Following the analysis of Bonduca, Jowitt offers an allegorical
interpretation of The Island Princess, a play set in a distant colonial
border zone. Despite the far-flung setting, Jowitt argues that the plays
would have sent clear messages to London playgoers about the following
domestic topics: "concerns about James's personal sexual
conduct, Stuart attitudes to Catholicism ..., and contemporary
perceptions that the King had failed to act decisively enough in the
Palatinate crisis" (123). This reader felt that here some of the
assertions about the play's topical referencing were a bit forced,
and again in the next chapter, where Daborne's A Christian Turned
Turk and Massinger's The Renegado are discussed, the allegorical
meanings were, at times, far-fetched. For example, Jowitt claims that in
The Renegado the relationship of the Venetian aristocrat Vitelli and the
Turkish princess Donusa is an allegorical version of the potential
marriage between Prince Charles and the Spanish Infanta Maria, and that
English domestic worries about the Spanish match are signified by fears
that the Christian Vitelli will marry the Muslim seductress Donusa.

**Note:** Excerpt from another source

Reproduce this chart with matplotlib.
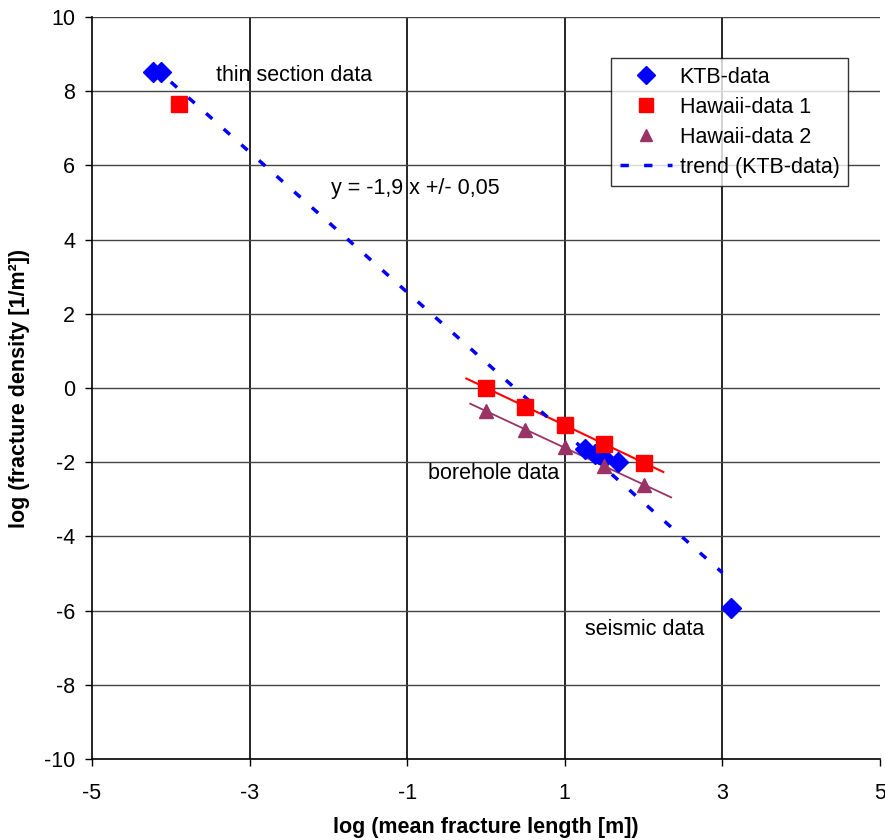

Jowitt runs into trouble, however, when she is forced to explain away
the play's strongly positive representation of Roman Catholic
religion and priestly guidance (embodied in a Jesuit character,
Francisco, who is Vitelli's moral mentor). In order to support her
topical, allegorical reading, Jowitt admits that Francisco is a
"heroic" figure (182) but then makes the untenable claim that
he is "an untrustworthy machiavel" (182). It must be said,
however, that this wresting of the text's meaning to conform to a
purported topical allegory is not typical of this study, and in the
fifth and final chapter Jowitt recovers a more balanced approach in her
readings of three more plays: Fletcher and Massinger's The Sea
Voyage, Massinger's The City Madam, and Brome's The Antipodes.
These are three fascinating plays that are often neglected by critics of
early modern drama, and it is a pleasure to see them treated in detail
here.
The final chapter takes a slightly different approach than the
first four chapters, looking at what Jowitt calls "social
allegory," rather than topical allusions to the politics of court
or nation. In her readings of The Sea Voyage and The City Madam, Jowitt
shows how these texts comment, not only on domestic gender issues, but
also on the perilous condition of women in the Virginia colony. The
action of The Sea Voyage occurs in an undetermined New World setting and
dramatizes the adventures of a group of French and Portuguese castaways.
The City Madam is set in London, but includes a Virginian subplot in
which the wife and daughters of Sir John Frugal are chastised for their
unruliness and threatened with being taken to the Virginia colony by a
Native American king or "sachem," who is visiting London. The
king is really Sir John in disguise, attempting to scare the women
straight, but it is this ruse that leads to a discussion of the
conditions of living for women in Virginia. In both plays, argues
Jowitt, "the correct management of sexual appetite figures as an
important gauge for national colonial performance" (191).
In the final pages of the study, Jowitt offers a reading of
Brome's The Antipodes, a play in which a nonexistent antipodean kingdom becomes the imaginary location for a satirical attack on England
as a topsy-turvy society. This play, she argues, is "purely
allegorical" (12)--"it is a travel drama that is not about
travel" (222); and so The Antipodes serves as the culminating
example of the paradox that has functioned through Jowitt's study.
In each of the twelve plays discussed in Voyage Drama and Gender
Politics, the allegorical, topical meanings are painstakingly unpacked
by Jowitt, whose handling of gender politics is both learned and
perceptive. This book demonstrates a wide-ranging knowledge of early
modern culture, and looks to both canonical and noncanonical sources for
its contextualizations. Jowitt's scholarship is solid, and even if
her zeal for picking out allegorical topicality sometimes carries her
away, one has to appreciate the clear writing and careful exposition
that make the reading of this book a pleasure. Jowitt's study will
certainly be of great value to students and scholars interested in early
modern colonialism, travel drama, and gender politics.